Looking back, Madhumitha talks of choosing to pursue her interest in social development. “I am studying development, a completely different field from engineering. I am grateful for my engineering degree which gave me certain important skills, but if I hadn’t volunteered, I don’t know what I would have done with my life,” she says.

Maneesh too, admits that volunteering had opened his eyes to an other side of life. “I think the best part of all this was to be able to see a genuine smile on a child’s face. You see, I never wanted to do what I did, but it made me more responsible and I feel it added value to my life.” Certainly, there are many others who echo their thoughts.

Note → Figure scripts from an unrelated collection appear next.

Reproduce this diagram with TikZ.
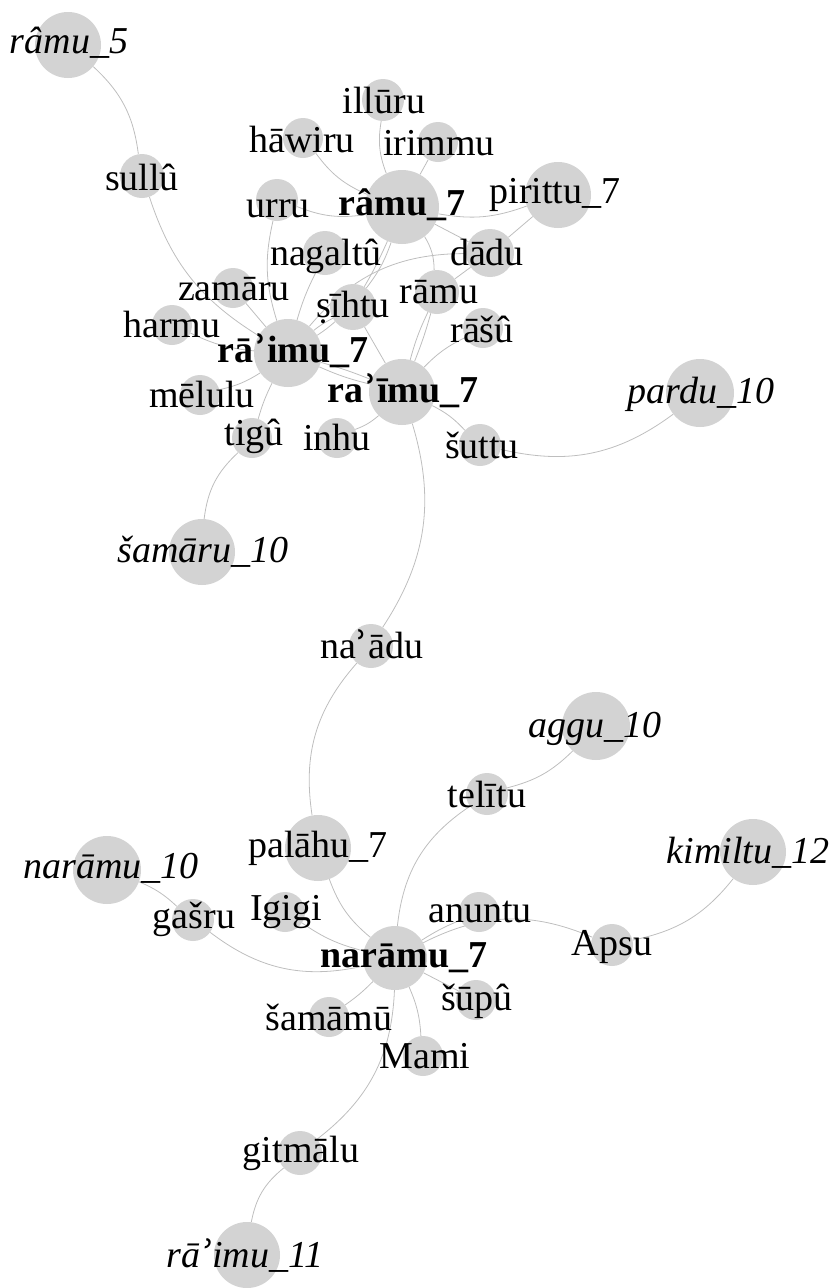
\documentclass[tikz,border=0pt]{standalone}
\usepackage{fontspec}
\setmainfont{Liberation Serif}
\newfontfamily\dvs{DejaVu Serif}
\definecolor{nodegray}{RGB}{211,211,211}
\definecolor{edgegray}{RGB}{190,190,190}
\pgfdeclarelayer{edgelayer}
\pgfsetlayers{edgelayer,main}
\tikzset{
  vtx/.style={circle, fill=nodegray, draw=none, inner sep=0pt, minimum size=#1},
  lbl/.style={anchor=base, inner sep=0pt, font=\fontsize{38}{40}\selectfont},
  lbli/.style={lbl, font=\fontsize{38}{40}\selectfont\itshape},
  lblb/.style={lbl, font=\fontsize{38}{40}\selectfont\bfseries},
  edge/.style={draw=edgegray, line width=0.8pt}
}
\begin{document}
\begin{tikzpicture}[x=1pt,y=-1pt]
\useasboundingbox (0,0) rectangle (835,1288);
% circles
\node[vtx=66] (r5) at (68,45) {};
\node[vtx=44] (sullu) at (142,176) {};
\node[vtx=40] (hawiru) at (303,138) {};
\node[vtx=42] (illuru) at (383,100) {};
\node[vtx=40] (irimmu) at (438,142) {};
\node[vtx=42] (urru) at (277,200) {};
\node[vtx=74] (ramuS) at (402,207) {};
\node[vtx=66] (pirittu) at (558,195) {};
\node[vtx=44] (nagaltu) at (325,253) {};
\node[vtx=48] (dadu) at (490,253) {};
\node[vtx=40] (zamaru) at (233,288) {};
\node[vtx=46] (sihtu) at (353,307) {};
\node[vtx=44] (ramu) at (437,292) {};
\node[vtx=40] (harmu) at (172,325) {};
\node[vtx=40] (rasu) at (483,328) {};
\node[vtx=68] (raimuA) at (288,353) {};
\node[vtx=40] (melulu) at (200,395) {};
\node[vtx=66] (raimuB) at (402,392) {};
\node[vtx=40] (tigu) at (252,438) {};
\node[vtx=40] (inhu) at (337,438) {};
\node[vtx=42] (suttu) at (480,445) {};
\node[vtx=68] (pardu) at (700,393) {};
\node[vtx=66] (samaru) at (202,552) {};
\node[vtx=44] (naadu) at (371,646) {};
\node[vtx=66] (palahu) at (318,848) {};
\node[vtx=68] (naramuX) at (107,870) {};
\node[vtx=42] (gasru) at (193,920) {};
\node[vtx=40] (igigi) at (285,912) {};
\node[vtx=64] (naramu) at (395,958) {};
\node[vtx=68] (aggu) at (596,726) {};
\node[vtx=42] (telitu) at (487,794) {};
\node[vtx=66] (kimiltu) at (753,852) {};
\node[vtx=40] (anuntu) at (479,912) {};
\node[vtx=42] (apsu) at (612,945) {};
\node[vtx=40] (supu) at (476,1000) {};
\node[vtx=40] (samamu) at (329,1017) {};
\node[vtx=40] (mami) at (423,1056) {};
\node[vtx=44] (gitmalu) at (300,1153) {};
\node[vtx=66] (raimuC) at (247,1255) {};
% edges
\begin{pgfonlayer}{edgelayer}
\draw[edge] (r5) to[bend left=20] (sullu);
\draw[edge] (sullu) to[bend right=20] (raimuA);
\draw[edge] (hawiru) to[bend right=15] (ramuS);
\draw[edge] (illuru) to[bend right=15] (ramuS);
\draw[edge] (irimmu) to (ramuS);
\draw[edge] (urru) to[bend right=15] (ramuS);
\draw[edge] (ramuS) to[bend right=15] (pirittu);
\draw[edge] (ramuS) to (dadu);
\draw[edge] (pirittu) to (dadu);
\draw[edge] (dadu) to[bend right=25] (raimuA);
\draw[edge] (ramu) to (dadu);
\draw[edge] (ramuS) to[bend left=15] (ramu);
\draw[edge] (ramuS) to[bend left=3] (sihtu);
\draw[edge] (ramuS) to[bend left=9] (sihtu);
\draw[edge] (sihtu) to[bend left=4] (raimuA);
\draw[edge] (sihtu) to[bend right=6] (raimuA);
\draw[edge] (sihtu) to (raimuB);
\draw[edge] (nagaltu) to[bend right=5] (raimuA);
\draw[edge] (urru) to[bend right=15] (raimuA);
\draw[edge] (zamaru) to (raimuA);
\draw[edge] (harmu) to[bend right=10] (raimuA);
\draw[edge] (melulu) to[bend right=10] (raimuA);
\draw[edge] (tigu) to[bend left=5] (raimuA);
\draw[edge] (raimuA) to[bend left=3] (raimuB);
\draw[edge] (raimuA) to[bend right=5] (raimuB);
\draw[edge] (ramu) to[bend left=3] (raimuB);
\draw[edge] (ramu) to[bend right=5] (raimuB);
\draw[edge] (rasu) to[bend right=10] (raimuB);
\draw[edge] (inhu) to[bend right=10] (raimuB);
\draw[edge] (raimuB) to[bend left=10] (suttu);
\draw[edge] (suttu) to[bend right=25] (pardu);
\draw[edge] (tigu) to[bend right=20] (samaru);
\draw[edge] (raimuB) to[bend left=25] (naadu);
\draw[edge] (naadu) to[bend right=25] (palahu);
\draw[edge] (palahu) to[bend right=15] (naramu);
\draw[edge] (naramuX) to[bend left=10] (gasru);
\draw[edge] (gasru) to[bend right=25] (naramu);
\draw[edge] (igigi) to[bend right=10] (naramu);
\draw[edge] (naramu) to[bend left=25] (telitu);
\draw[edge] (telitu) to[bend right=15] (aggu);
\draw[edge] (naramu) to[bend left=5] (anuntu);
\draw[edge] (naramu) to[bend left=25] (apsu);
\draw[edge] (apsu) to[bend right=20] (kimiltu);
\draw[edge] (naramu) to (supu);
\draw[edge] (naramu) to[bend left=5] (samamu);
\draw[edge] (naramu) to[bend left=10] (mami);
\draw[edge] (naramu) to[bend left=25] (gitmalu);
\draw[edge] (gitmalu) to[bend right=20] (raimuC);
\end{pgfonlayer}
% labels
\node[lbli] (t-r5) at (69,53) {râmu\_5};
\node[lbl] (t-sullu) at (142,190) {sullû};
\node[lbl] (t-hawiru) at (302,152) {hāwiru};
\node[lbl] (t-illuru) at (384,113) {illūru};
\node[lbl] (t-irimmu) at (439,155) {irimmu};
\node[lbl] (t-urru) at (278,217) {urru};
\node[lblb] (t-ramuS) at (402,215) {râmu\_7};
\node[lbl] (t-pirittu) at (555,203) {pirittu\_7};
\node[lbl] (t-nagaltu) at (326,265) {nagaltû};
\node[lbl] (t-dadu) at (487,265) {dādu};
\node[lbl] (t-zamaru) at (234,300) {zamāru};
\node[lbl] (t-sihtu) at (353,317) {ṣīhtu};
\node[lbl] (t-ramu) at (439,303) {rāmu};
\node[lbl] (t-harmu) at (172,337) {harmu};
\node[lbl] (t-rasu) at (482,342) {rāšû};
\node[lblb] (t-raimuA) at (293,362) {rā{\dvs ʾ}imu\_7};
\node[lbl] (t-melulu) at (202,407) {mēlulu};
\node[lblb] (t-raimuB) at (403,402) {ra{\dvs ʾ}īmu\_7};
\node[lbl] (t-tigu) at (254,445) {tigû};
\node[lbl] (t-inhu) at (337,450) {inhu};
\node[lbl] (t-suttu) at (482,458) {šuttu};
\node[lbli] (t-pardu) at (701,403) {pardu\_10};
\node[lbli] (t-samaru) at (203,562) {šamāru\_10};
\node[lbl] (t-naadu) at (372,658) {na{\dvs ʾ}ādu};
\node[lbl] (t-palahu) at (318,857) {palāhu\_7};
\node[lbli] (t-naramuX) at (111,878) {narāmu\_10};
\node[lbl] (t-gasru) at (194,928) {gašru};
\node[lbl] (t-igigi) at (286,920) {Igigi};
\node[lblb] (t-naramu) at (404,967) {narāmu\_7};
\node[lbli] (t-aggu) at (595,737) {aggu\_10};
\node[lbl] (t-telitu) at (487,807) {telītu};
\node[lbli] (t-kimiltu) at (748,863) {kimiltu\_12};
\node[lbl] (t-anuntu) at (480,922) {anuntu};
\node[lbl] (t-apsu) at (612,955) {Apsu};
\node[lbl] (t-supu) at (477,1010) {šūpû};
\node[lbl] (t-samamu) at (329,1030) {šamāmū};
\node[lbl] (t-mami) at (425,1068) {Mami};
\node[lbl] (t-gitmalu) at (301,1162) {gitmālu};
\node[lbli] (t-raimuC) at (245,1267) {rā{\dvs ʾ}imu\_11};
\end{tikzpicture}
\end{document}
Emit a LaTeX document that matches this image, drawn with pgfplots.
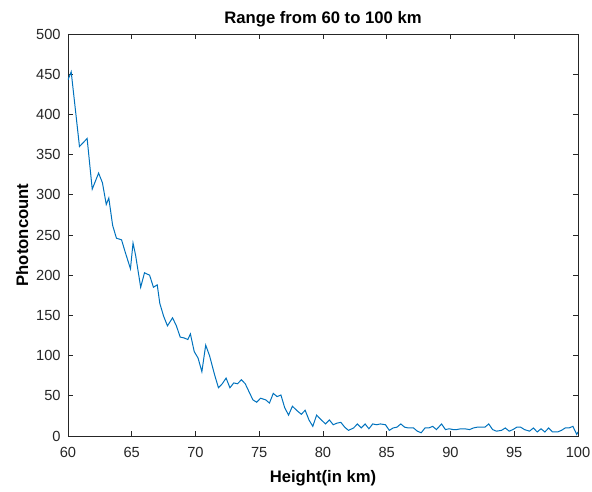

However, not everyone feels the need to volunteer with an organisation, but prefer to take a pro-active part in communities, which is another wonderful way for various youth to meet, act and learn from each other. A great example of this would be ‘spot-fixes’ which are undertaken by many civic groups such as The Ugly Indian and Eco Freaks.

Numerous volunteers collaborate on social media to meet routinely to clean up neighbourhoods, public spaces or city streets. When asked if she felt that it was important for all youth to volunteer, Madhumitha reiterates, “I don’t want to say it is crucial for ALL young people to volunteer, since some are more aware of what they want than the others.

However, if you ever feel lost or confused or perhaps like you don’t have a purpose, volunteering is definitely the second best way, after travel, to discover things about yourself. And if you can do both, then there is nothing to beat that!” Perhaps, it’s this that brings to mind John Ruskin’s famous words, “The highest reward for a person’s work is not what they get for it, but what they become because of it.”